Records for this exercise:
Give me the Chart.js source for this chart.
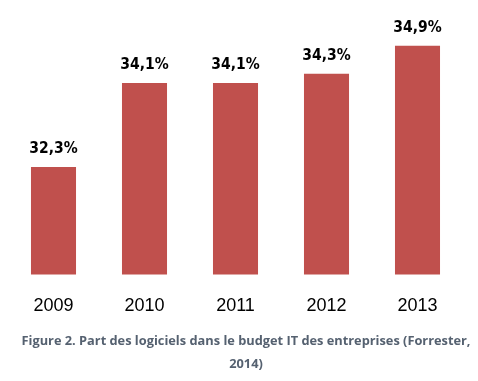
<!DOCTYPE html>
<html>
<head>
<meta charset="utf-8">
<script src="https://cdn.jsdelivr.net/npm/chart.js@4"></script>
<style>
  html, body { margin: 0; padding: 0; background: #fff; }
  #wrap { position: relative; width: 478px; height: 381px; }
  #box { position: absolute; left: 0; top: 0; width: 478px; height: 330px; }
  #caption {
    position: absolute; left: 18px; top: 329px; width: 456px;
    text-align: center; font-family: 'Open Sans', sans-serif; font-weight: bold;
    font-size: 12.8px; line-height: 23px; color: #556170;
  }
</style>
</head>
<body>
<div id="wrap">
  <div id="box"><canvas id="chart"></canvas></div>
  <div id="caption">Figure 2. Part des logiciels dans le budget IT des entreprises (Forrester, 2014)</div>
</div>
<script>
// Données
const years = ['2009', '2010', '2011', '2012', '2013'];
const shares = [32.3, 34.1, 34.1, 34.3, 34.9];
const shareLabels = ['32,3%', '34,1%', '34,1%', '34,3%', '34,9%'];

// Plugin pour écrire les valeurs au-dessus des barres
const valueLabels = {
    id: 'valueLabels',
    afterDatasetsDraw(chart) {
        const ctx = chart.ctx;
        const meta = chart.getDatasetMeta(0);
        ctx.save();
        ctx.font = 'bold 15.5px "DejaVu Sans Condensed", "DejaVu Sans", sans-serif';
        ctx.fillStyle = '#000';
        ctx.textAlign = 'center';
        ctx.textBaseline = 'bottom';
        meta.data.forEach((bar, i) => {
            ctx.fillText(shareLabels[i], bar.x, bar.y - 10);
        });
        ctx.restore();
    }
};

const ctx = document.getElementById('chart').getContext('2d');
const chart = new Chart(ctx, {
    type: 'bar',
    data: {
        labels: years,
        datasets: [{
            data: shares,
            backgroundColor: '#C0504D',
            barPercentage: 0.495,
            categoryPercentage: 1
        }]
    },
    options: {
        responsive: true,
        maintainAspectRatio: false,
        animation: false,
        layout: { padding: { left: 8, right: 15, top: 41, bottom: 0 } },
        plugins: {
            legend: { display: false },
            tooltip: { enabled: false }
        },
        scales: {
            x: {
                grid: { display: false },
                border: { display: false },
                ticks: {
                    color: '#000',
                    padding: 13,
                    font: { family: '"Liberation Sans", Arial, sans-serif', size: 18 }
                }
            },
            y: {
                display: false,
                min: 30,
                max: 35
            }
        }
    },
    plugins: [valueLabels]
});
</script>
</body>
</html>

---

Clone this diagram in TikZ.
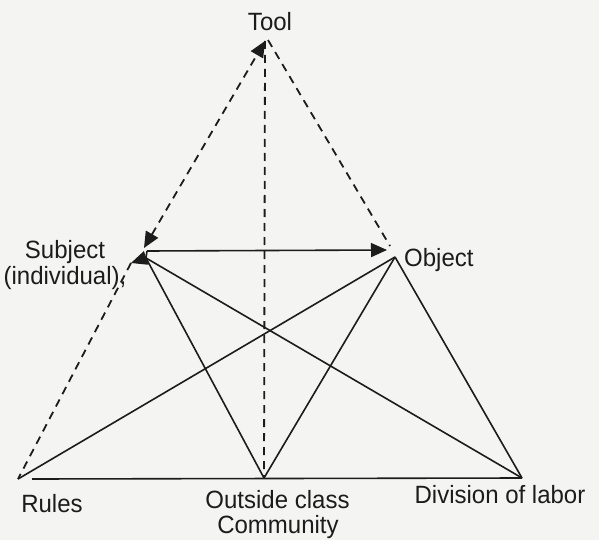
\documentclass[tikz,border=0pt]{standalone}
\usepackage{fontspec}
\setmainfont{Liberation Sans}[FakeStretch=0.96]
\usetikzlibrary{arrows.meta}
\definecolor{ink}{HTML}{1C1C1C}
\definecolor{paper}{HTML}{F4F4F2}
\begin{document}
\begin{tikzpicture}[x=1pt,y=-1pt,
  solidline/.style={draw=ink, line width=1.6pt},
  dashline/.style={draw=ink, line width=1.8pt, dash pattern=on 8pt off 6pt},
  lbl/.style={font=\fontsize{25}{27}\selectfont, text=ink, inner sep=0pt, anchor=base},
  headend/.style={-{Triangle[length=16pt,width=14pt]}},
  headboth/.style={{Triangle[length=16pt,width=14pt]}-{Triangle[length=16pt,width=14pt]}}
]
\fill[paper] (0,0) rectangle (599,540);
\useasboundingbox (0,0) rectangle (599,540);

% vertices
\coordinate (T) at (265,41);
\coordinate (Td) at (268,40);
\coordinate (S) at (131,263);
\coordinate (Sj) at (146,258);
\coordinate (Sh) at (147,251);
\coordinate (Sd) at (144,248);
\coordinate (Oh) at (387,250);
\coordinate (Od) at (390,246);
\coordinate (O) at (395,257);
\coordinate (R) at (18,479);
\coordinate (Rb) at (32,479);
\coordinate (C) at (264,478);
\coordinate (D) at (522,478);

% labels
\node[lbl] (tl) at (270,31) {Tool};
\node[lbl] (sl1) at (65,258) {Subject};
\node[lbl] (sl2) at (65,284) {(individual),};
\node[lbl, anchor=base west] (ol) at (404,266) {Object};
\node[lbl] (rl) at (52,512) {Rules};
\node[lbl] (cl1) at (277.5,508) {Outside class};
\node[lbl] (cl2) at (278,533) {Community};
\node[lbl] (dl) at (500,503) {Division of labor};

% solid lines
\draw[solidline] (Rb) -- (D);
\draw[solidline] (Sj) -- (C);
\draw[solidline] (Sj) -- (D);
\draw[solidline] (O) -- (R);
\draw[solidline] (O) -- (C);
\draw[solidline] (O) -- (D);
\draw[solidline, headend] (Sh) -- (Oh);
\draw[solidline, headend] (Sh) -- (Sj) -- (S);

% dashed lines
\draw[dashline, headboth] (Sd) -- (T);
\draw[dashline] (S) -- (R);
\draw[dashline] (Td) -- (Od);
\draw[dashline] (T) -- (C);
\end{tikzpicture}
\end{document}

Job: Your copy should hold only the lines from the one containing "Clone this diagram in TikZ." through the one containing "(dl) at (500,503)", word for word, with no pictures.

Correct answer:
Clone this diagram in TikZ.
\documentclass[tikz,border=0pt]{standalone}
\usepackage{fontspec}
\setmainfont{Liberation Sans}[FakeStretch=0.96]
\usetikzlibrary{arrows.meta}
\definecolor{ink}{HTML}{1C1C1C}
\definecolor{paper}{HTML}{F4F4F2}
\begin{document}
\begin{tikzpicture}[x=1pt,y=-1pt,
  solidline/.style={draw=ink, line width=1.6pt},
  dashline/.style={draw=ink, line width=1.8pt, dash pattern=on 8pt off 6pt},
  lbl/.style={font=\fontsize{25}{27}\selectfont, text=ink, inner sep=0pt, anchor=base},
  headend/.style={-{Triangle[length=16pt,width=14pt]}},
  headboth/.style={{Triangle[length=16pt,width=14pt]}-{Triangle[length=16pt,width=14pt]}}
]
\fill[paper] (0,0) rectangle (599,540);
\useasboundingbox (0,0) rectangle (599,540);

% vertices
\coordinate (T) at (265,41);
\coordinate (Td) at (268,40);
\coordinate (S) at (131,263);
\coordinate (Sj) at (146,258);
\coordinate (Sh) at (147,251);
\coordinate (Sd) at (144,248);
\coordinate (Oh) at (387,250);
\coordinate (Od) at (390,246);
\coordinate (O) at (395,257);
\coordinate (R) at (18,479);
\coordinate (Rb) at (32,479);
\coordinate (C) at (264,478);
\coordinate (D) at (522,478);

% labels
\node[lbl] (tl) at (270,31) {Tool};
\node[lbl] (sl1) at (65,258) {Subject};
\node[lbl] (sl2) at (65,284) {(individual),};
\node[lbl, anchor=base west] (ol) at (404,266) {Object};
\node[lbl] (rl) at (52,512) {Rules};
\node[lbl] (cl1) at (277.5,508) {Outside class};
\node[lbl] (cl2) at (278,533) {Community};
\node[lbl] (dl) at (500,503) {Division of labor};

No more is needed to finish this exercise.